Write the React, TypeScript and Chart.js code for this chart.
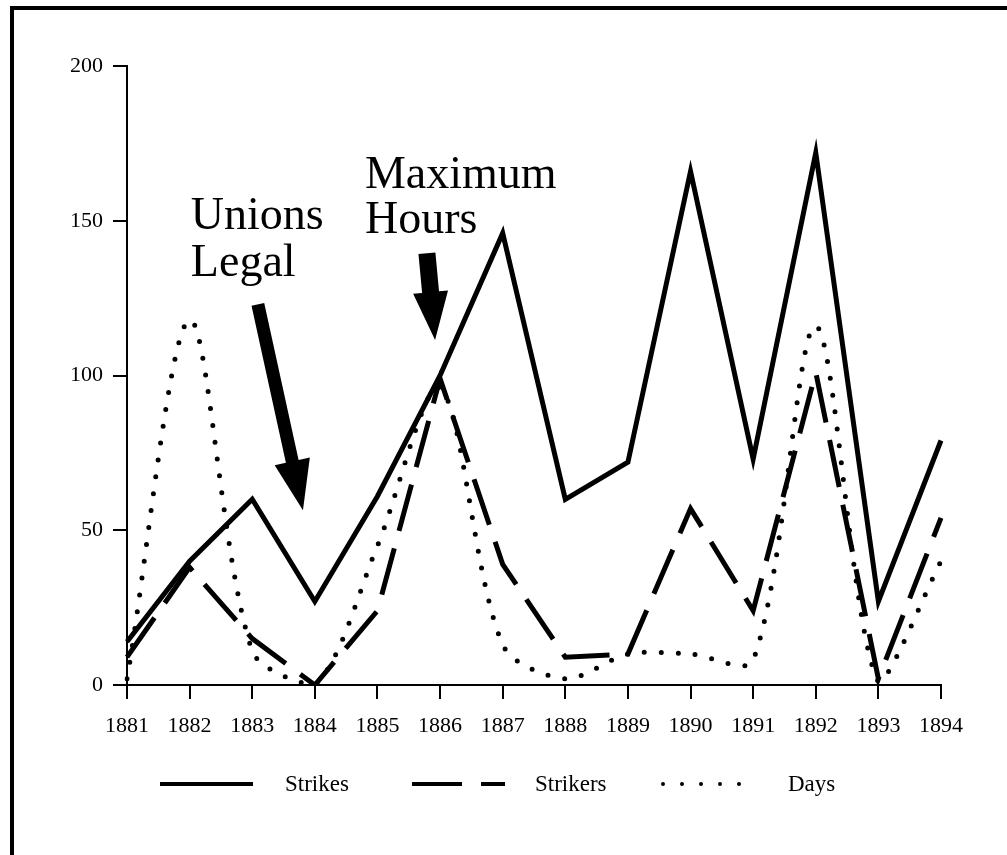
import React, { useEffect, useRef } from "react";
import { Chart, registerables } from "chart.js";

Chart.register(...registerables);

const years = ["1881", "1882", "1883", "1884", "1885", "1886", "1887", "1888", "1889", "1890", "1891", "1892", "1893", "1894"];
const strikes = [14, 40, 60, 27, 61, 100, 146, 60, 72, 166, 73, 172, 27, 79];
const strikers = [9, 38, 15, 0, 24, 99, 39, 9, 10, 57, 24, 101, 2, 54];
const days = [2, 118, 11, 0, 45, 96, 13, 2, 10, 10, 8, 116, 1, 40];
const yTicks = [0, 50, 100, 150, 200];
const seriesNames = ["Strikes", "Strikers", "Days"];
const noteUnions = ["Unions", "Legal"];
const noteHours = ["Maximum", "Hours"];

const SERIF = '"Liberation Serif", "Times New Roman", serif';

function drawArrow(ctx: CanvasRenderingContext2D, x1: number, y1: number, x2: number, y2: number, shaft: number, head: number, headLen: number) {
  const dx = x2 - x1;
  const dy = y2 - y1;
  const len = Math.hypot(dx, dy);
  const ux = dx / len;
  const uy = dy / len;
  const nx = -uy;
  const ny = ux;
  const bx = x2 - ux * headLen;
  const by = y2 - uy * headLen;
  ctx.beginPath();
  ctx.moveTo(x1 + nx * shaft / 2, y1 + ny * shaft / 2);
  ctx.lineTo(bx + nx * shaft / 2, by + ny * shaft / 2);
  ctx.lineTo(bx + nx * head / 2, by + ny * head / 2);
  ctx.lineTo(x2, y2);
  ctx.lineTo(bx - nx * head / 2, by - ny * head / 2);
  ctx.lineTo(bx - nx * shaft / 2, by - ny * shaft / 2);
  ctx.lineTo(x1 - nx * shaft / 2, y1 - ny * shaft / 2);
  ctx.closePath();
  ctx.fillStyle = "#000";
  ctx.fill();
}

const decorPlugin = {
  id: "decor",
  afterDraw(chart: any) {
    const ctx: CanvasRenderingContext2D = chart.ctx;
    const xs = chart.scales.x;
    const ys = chart.scales.y;
    const px = (v: number) => xs.getPixelForValue(v);
    const py = (v: number) => ys.getPixelForValue(v);
    ctx.save();

    // frame
    ctx.strokeStyle = "#000";
    ctx.lineWidth = 4;
    ctx.beginPath();
    ctx.moveTo(12, 855);
    ctx.lineTo(12, 8);
    ctx.lineTo(1007, 8);
    ctx.stroke();

    // annotations
    ctx.fillStyle = "#000";
    ctx.font = `46px ${SERIF}`;
    ctx.textAlign = "left";
    ctx.textBaseline = "alphabetic";
    ctx.fillText(noteUnions[0], px(1.02), py(147.3));
    ctx.fillText(noteUnions[1], px(1.02), py(132.2));
    ctx.fillText(noteHours[0], px(3.8), py(160.6));
    ctx.fillText(noteHours[1], px(3.8), py(146.0));
    drawArrow(ctx, px(2.09), py(123), px(2.81), py(56.5), 13, 36, 50);
    drawArrow(ctx, px(4.79), py(139.5), px(4.92), py(111.5), 17, 35, 48);

    // legend
    const ly = 784;
    ctx.lineWidth = 4;
    ctx.lineCap = "butt";
    ctx.setLineDash([]);
    ctx.beginPath();
    ctx.moveTo(160, ly);
    ctx.lineTo(253, ly);
    ctx.stroke();
    ctx.setLineDash([50, 19]);
    ctx.beginPath();
    ctx.moveTo(412, ly);
    ctx.lineTo(505, ly);
    ctx.stroke();
    ctx.setLineDash([0, 19]);
    ctx.lineCap = "round";
    ctx.beginPath();
    ctx.moveTo(663, ly);
    ctx.lineTo(742, ly);
    ctx.stroke();
    ctx.setLineDash([]);
    ctx.font = `23px ${SERIF}`;
    ctx.textBaseline = "middle";
    ctx.fillText(seriesNames[0], 285, ly + 1);
    ctx.fillText(seriesNames[1], 535, ly + 1);
    ctx.fillText(seriesNames[2], 788, ly + 1);
    ctx.restore();
  },
};

export default function App() {
  const ref = useRef<HTMLCanvasElement | null>(null);
  useEffect(() => {
    if (!ref.current) return;
    const chart = new Chart(ref.current, {
      type: "line",
      data: {
        labels: years,
        datasets: [
          {
            label: seriesNames[0],
            data: strikes,
            borderColor: "#000",
            borderWidth: 5,
            pointRadius: 0,
            tension: 0,
            fill: false,
          },
          {
            label: seriesNames[1],
            data: strikers,
            borderColor: "#000",
            borderWidth: 5,
            borderDash: [48, 18],
            pointRadius: 0,
            tension: 0,
            fill: false,
          },
          {
            label: seriesNames[2],
            data: days,
            borderColor: "#000",
            borderWidth: 5,
            borderDash: [0, 17],
            borderCapStyle: "round",
            pointRadius: 0,
            tension: 0.3,
            fill: false,
          },
        ],
      },
      options: {
        responsive: false,
        animation: false,
        devicePixelRatio: 1,
        layout: { padding: { left: 0, right: 66, top: 66, bottom: 0 } },
        plugins: { legend: { display: false }, tooltip: { enabled: false } },
        scales: {
          x: {
            type: "category",
            offset: false,
            afterFit: (s: any) => { s.height = 170; },
            grid: { drawOnChartArea: false, color: "#000", tickLength: 14, lineWidth: 2 },
            border: { color: "#000", width: 2 },
            ticks: { color: "#000", font: { family: SERIF, size: 22 }, padding: 14, maxRotation: 0, autoSkip: false },
          },
          y: {
            min: yTicks[0],
            max: yTicks[yTicks.length - 1],
            afterFit: (s: any) => { s.width = 127; },
            afterBuildTicks: (s: any) => { s.ticks = yTicks.map((v) => ({ value: v })); },
            grid: { drawOnChartArea: false, color: "#000", tickLength: 14, lineWidth: 2 },
            border: { color: "#000", width: 2 },
            ticks: { color: "#000", font: { family: SERIF, size: 22 }, padding: 10 },
          },
        },
      },
      plugins: [decorPlugin],
    });
    return () => chart.destroy();
  }, []);
  return (
    <div style={{ position: "fixed", left: 0, top: 0, width: 1007, height: 855, background: "#fff" }}>
      <canvas ref={ref} width={1007} height={855} style={{ display: "block", width: 1007, height: 855 }} />
    </div>
  );
}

• • • • • • •

# [DO THIS]
From the first line above through the line containing "Chart.register(...registerables);", copy everything exactly, without the pictures.

# [TASK RESULT]
Write the React, TypeScript and Chart.js code for this chart.
import React, { useEffect, useRef } from "react";
import { Chart, registerables } from "chart.js";

Chart.register(...registerables);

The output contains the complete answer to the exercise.